Zur Zeit des Propheten eilte ein Beduine auf seinem Kamel zur Moschee, wo der Prophet seine Freitags-Predigt abhalten sollte. Er war verspätet und musste noch einen Platz finden, um sein Kamel anzubinden. Er fragte den Propheten, ob er sich darauf verlassen könne, dass das Kamel nicht weglaufe, während er den Worten Gottes zuhöre. Und der Prophet antwortete: „Binde zuerst dein Kamel an, und dann vertraue auf Gott.“

Was bedeutet das für uns? Gott lädt uns ein, unsere zentrale Stellung in Seiner Schöpfung zu erkennen und die von Ihm zur Verfügung gestellten Fähigkeiten zu nutzen: Was sagt unsere Logik und die Vernunft? Wie steht es mit gemachten Erfahrungen? Was sagen die Gefühle? Was hören wir von anderen Menschen, und was steht in den Schriften? Haben wir all das überprüft und jeden Stein umgedreht, dürfen wir ins Gebet gehen und um Hilfe bitten. Und was immer wir anschliessend entscheiden, ist das Richtige. Auch wenn dieser Entscheid zu Schwierigkeiten führt – er war der Richtige!

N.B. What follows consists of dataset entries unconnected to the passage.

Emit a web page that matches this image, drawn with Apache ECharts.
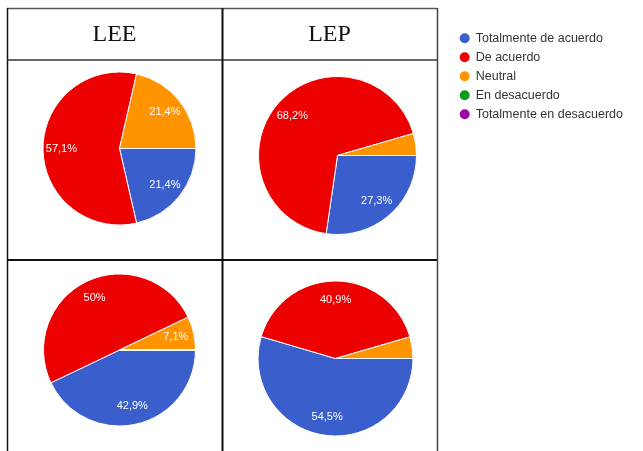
<!DOCTYPE html>
<html>
<head>
<meta charset="utf-8">
<script src="https://cdn.jsdelivr.net/npm/echarts@6/dist/echarts.min.js"></script>
<style>
html,body{margin:0;padding:0;background:#fff;}
#c{width:643px;height:451px;}
</style>
</head>
<body>
<div id="c"></div>
<script>
const categories = ['Totalmente de acuerdo', 'De acuerdo', 'Neutral', 'En desacuerdo', 'Totalmente en desacuerdo'];
const colors = ['#3a5fcd', '#ec0000', '#ff9400', '#0c9c1e', '#a0049e'];
const columnTitles = ['LEE', 'LEP'];
const leeTop = [21.4, 57.1, 21.4, 0, 0];
const lepTop = [27.3, 68.2, 4.5, 0, 0];
const leeBottom = [42.9, 50, 7.1, 0, 0];
const lepBottom = [54.5, 40.9, 4.5, 0, 0];

const pies = [
  { values: leeTop, center: [119.5, 148.5], r: 76.5 },
  { values: lepTop, center: [337.5, 155.5], r: 79 },
  { values: leeBottom, center: [119.5, 350], r: 76 },
  { values: lepBottom, center: [335.5, 358.5], r: 77.5 }
];

function fmt(v) {
  if (v < 5) return '';
  return String(v).replace('.', ',') + '%';
}

const series = [];
pies.forEach(p => {
  const data = categories.map((n, i) => ({ name: n, value: p.values[i] }));
  series.push({
    type: 'pie',
    center: p.center,
    radius: [0, p.r],
    startAngle: 0,
    clockwise: true,
    animation: false,
    silent: true,
    color: colors,
    label: { show: false },
    labelLine: { show: false },
    itemStyle: { borderColor: '#ffffff', borderWidth: 1 },
    emphasis: { disabled: true },
    data: data
  });
  series.push({
    type: 'pie',
    center: p.center,
    radius: [p.r * 0.44, p.r],
    startAngle: 0,
    clockwise: true,
    animation: false,
    silent: true,
    legendHoverLink: false,
    color: colors,
    itemStyle: { color: 'rgba(0,0,0,0)', borderWidth: 0 },
    label: {
      show: true,
      position: 'inside',
      color: '#ffffff',
      fontSize: 11,
      fontFamily: 'Liberation Sans, Arial, sans-serif',
      formatter: params => fmt(params.value)
    },
    labelLine: { show: false },
    emphasis: { disabled: true },
    data: data
  });
});

const lineStyle = (c, w) => ({ stroke: c, lineWidth: w });
const graphic = [
  { type: 'line', shape: { x1: 7, y1: 8.5, x2: 437.5, y2: 8.5 }, style: lineStyle('#555', 1.5) },
  { type: 'line', shape: { x1: 7.5, y1: 8, x2: 7.5, y2: 451 }, style: lineStyle('#111', 1.5) },
  { type: 'line', shape: { x1: 7, y1: 60, x2: 437.5, y2: 60 }, style: lineStyle('#333', 1.5) },
  { type: 'line', shape: { x1: 222.5, y1: 8, x2: 222.5, y2: 451 }, style: lineStyle('#111', 2) },
  { type: 'line', shape: { x1: 7, y1: 260, x2: 437.5, y2: 260 }, style: lineStyle('#111', 2) },
  { type: 'line', shape: { x1: 437.5, y1: 8, x2: 437.5, y2: 451 }, style: lineStyle('#444', 1.5) },
  { type: 'text', x: 114.5, y: 35, style: { text: columnTitles[0], fill: '#111', font: '24px "Liberation Serif", "Times New Roman", serif', textAlign: 'center', textVerticalAlign: 'middle' } },
  { type: 'text', x: 329.5, y: 35, style: { text: columnTitles[1], fill: '#111', font: '24px "Liberation Serif", "Times New Roman", serif', textAlign: 'center', textVerticalAlign: 'middle' } }
];

const chart = echarts.init(document.getElementById('c'), null, { renderer: 'canvas' });
chart.setOption({
  animation: false,
  backgroundColor: '#ffffff',
  legend: {
    orient: 'vertical',
    left: 452.7,
    top: 26.3,
    icon: 'circle',
    itemWidth: 12,
    itemHeight: 12,
    itemGap: 5,
    itemTextGap: 6,
    selectedMode: false,
    textStyle: { color: '#333', fontSize: 12.5, lineHeight: 13, fontFamily: 'Liberation Sans, Arial, sans-serif' },
    data: categories
  },
  graphic: graphic,
  series: series
});
</script>
</body>
</html>
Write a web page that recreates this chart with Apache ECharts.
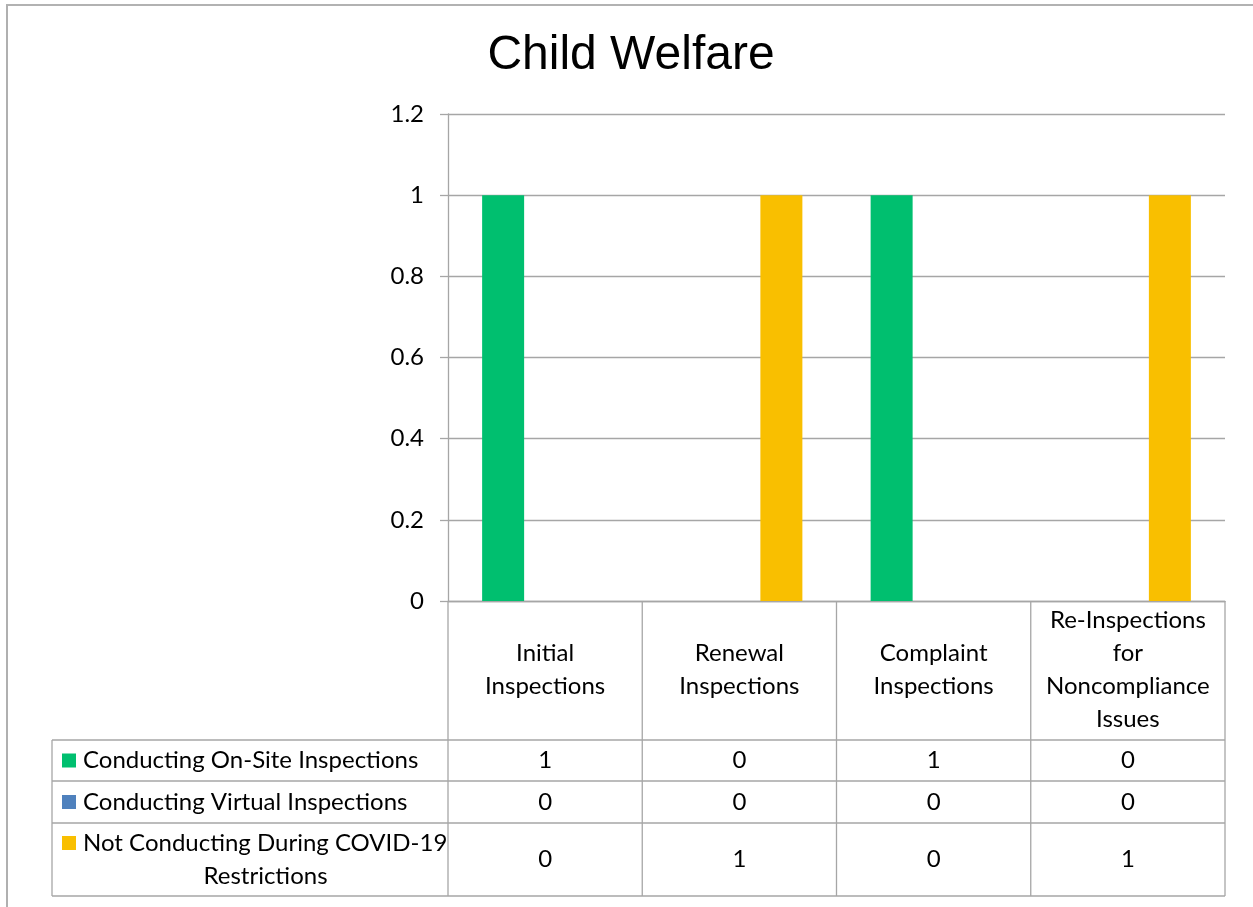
<!DOCTYPE html>
<html>
<head>
<meta charset="utf-8">
<script src="https://cdn.jsdelivr.net/npm/echarts@6/dist/echarts.min.js"></script>
<style>
html,body{margin:0;padding:0;background:#fff;}
#c{width:1253px;height:907px;}
</style>
</head>
<body>
<div id="c"></div>
<script>
const categories = ['Initial Inspections', 'Renewal Inspections', 'Complaint Inspections', 'Re-Inspections for Noncompliance Issues'];
const seriesNames = ['Conducting On-Site Inspections', 'Conducting Virtual Inspections', 'Not Conducting During COVID-19 Restrictions'];
const onSite = [1, 0, 1, 0];
const virtualInsp = [0, 0, 0, 0];
const notConducting = [0, 1, 0, 1];
const seriesColors = ['#00BF6F', '#4F81BD', '#F9BF00'];
const seriesValues = [onSite, virtualInsp, notConducting];

const FONT = 'Lato';
const FS = 24;
const LINE = '#A6A6A6';
const G = { left: 448, top: 114, right: 1225, bottom: 601 };
const rows = [{ top: 740, h: 41 }, { top: 781, h: 42 }, { top: 823, h: 73 }];
const tableLeft = 52;

const chart = echarts.init(document.getElementById('c'), null, { renderer: 'canvas' });

const option = {
  animation: false,
  backgroundColor: '#fff',
  title: {
    text: 'Child Welfare',
    left: 626,
    textAlign: 'center',
    top: 27,
    textStyle: { fontFamily: 'Liberation Sans', fontSize: 48, fontWeight: 'normal', color: '#000' }
  },
  grid: { left: G.left, top: G.top, width: G.right - G.left, height: G.bottom - G.top, containLabel: false },
  xAxis: {
    type: 'category',
    data: categories,
    axisLine: { show: true, lineStyle: { color: LINE, width: 1.3 } },
    axisTick: { show: false },
    axisLabel: {
      interval: 0,
      margin: 69,
      verticalAlign: 'middle',
      lineHeight: 33,
      fontFamily: FONT,
      fontSize: FS,
      color: '#000',
      formatter: v => v.split(' ').join('\n')
    },
    splitLine: { show: false }
  },
  yAxis: {
    type: 'value',
    min: 0,
    max: 1.2,
    interval: 0.2,
    axisLine: { show: true, lineStyle: { color: LINE, width: 1.3 } },
    axisTick: { show: true, length: 8, lineStyle: { color: LINE, width: 1.3 } },
    axisLabel: { margin: 24, fontFamily: FONT, fontSize: FS, color: '#000' },
    splitLine: { show: true, lineStyle: { color: LINE, width: 1.3 } }
  },
  series: seriesNames.map((n, i) => ({
    name: n,
    type: 'bar',
    data: seriesValues[i],
    barWidth: 42,
    barGap: '0%',
    itemStyle: { color: seriesColors[i] }
  }))
};
chart.setOption(option);

// Build data table below the axis
const centers = categories.map((c, i) => chart.convertToPixel({ xAxisIndex: 0 }, i));
const colW = (G.right - G.left) / categories.length;
const els = [];
function hline(x1, x2, y) {
  els.push({ type: 'line', shape: { x1, y1: y, x2, y2: y }, style: { stroke: LINE, lineWidth: 1.3 }, silent: true });
}
function vline(x, y1, y2) {
  els.push({ type: 'line', shape: { x1: x, y1, x2: x, y2 }, style: { stroke: LINE, lineWidth: 1.3 }, silent: true });
}
const tableBottom = rows[rows.length - 1].top + rows[rows.length - 1].h;
for (let i = 0; i <= categories.length; i++) {
  vline(G.left + i * colW, G.bottom, tableBottom);
}
vline(tableLeft, rows[0].top, tableBottom);
rows.forEach(r => hline(tableLeft, G.right, r.top));
hline(tableLeft, G.right, tableBottom);

rows.forEach((r, i) => {
  const name = seriesNames[i];
  const wrapped = name.length > 34;
  const firstY = wrapped ? r.top + 20 : r.top + r.h / 2;
  els.push({ type: 'rect', shape: { x: 62, y: firstY - 7, width: 14, height: 14 }, style: { fill: seriesColors[i] }, silent: true });
  if (!wrapped) {
    els.push({ type: 'text', x: 83, y: firstY, style: { text: name, fontFamily: FONT, fontSize: FS, fill: '#000', textAlign: 'left', textVerticalAlign: 'middle' }, silent: true });
  } else {
    const idx = name.lastIndexOf(' ');
    const l1 = name.slice(0, idx), l2 = name.slice(idx + 1);
    els.push({ type: 'text', x: 83, y: firstY, style: { text: l1, fontFamily: FONT, fontSize: FS, fill: '#000', textAlign: 'left', textVerticalAlign: 'middle' }, silent: true });
    els.push({ type: 'text', x: (83 + G.left) / 2, y: firstY + 33, style: { text: l2, fontFamily: FONT, fontSize: FS, fill: '#000', textAlign: 'center', textVerticalAlign: 'middle' }, silent: true });
  }
  seriesValues[i].forEach((v, j) => {
    els.push({ type: 'text', x: centers[j], y: r.top + r.h / 2, style: { text: String(v), fontFamily: FONT, fontSize: FS, fill: '#000', textAlign: 'center', textVerticalAlign: 'middle' }, silent: true });
  });
});

els.push({ type: 'line', shape: { x1: 6, y1: 5, x2: 1253, y2: 5 }, style: { stroke: '#999', lineWidth: 1.5 }, silent: true });
els.push({ type: 'line', shape: { x1: 7, y1: 5, x2: 7, y2: 907 }, style: { stroke: '#B0B0B0', lineWidth: 2 }, silent: true });

chart.setOption({ graphic: { elements: els } });
</script>
</body>
</html>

Und wenn wir trotz solcher Hinweise weder ein noch aus wissen und uns fragen: „Was soll das alles?“, dann tröstet uns der heiligen Koran (50:16):

Und wahrlich, Wir erschufen den Menschen, und Wir wissen, was ihm seine Seele zuflüstert, denn wir sind ihm näher als die Halsader.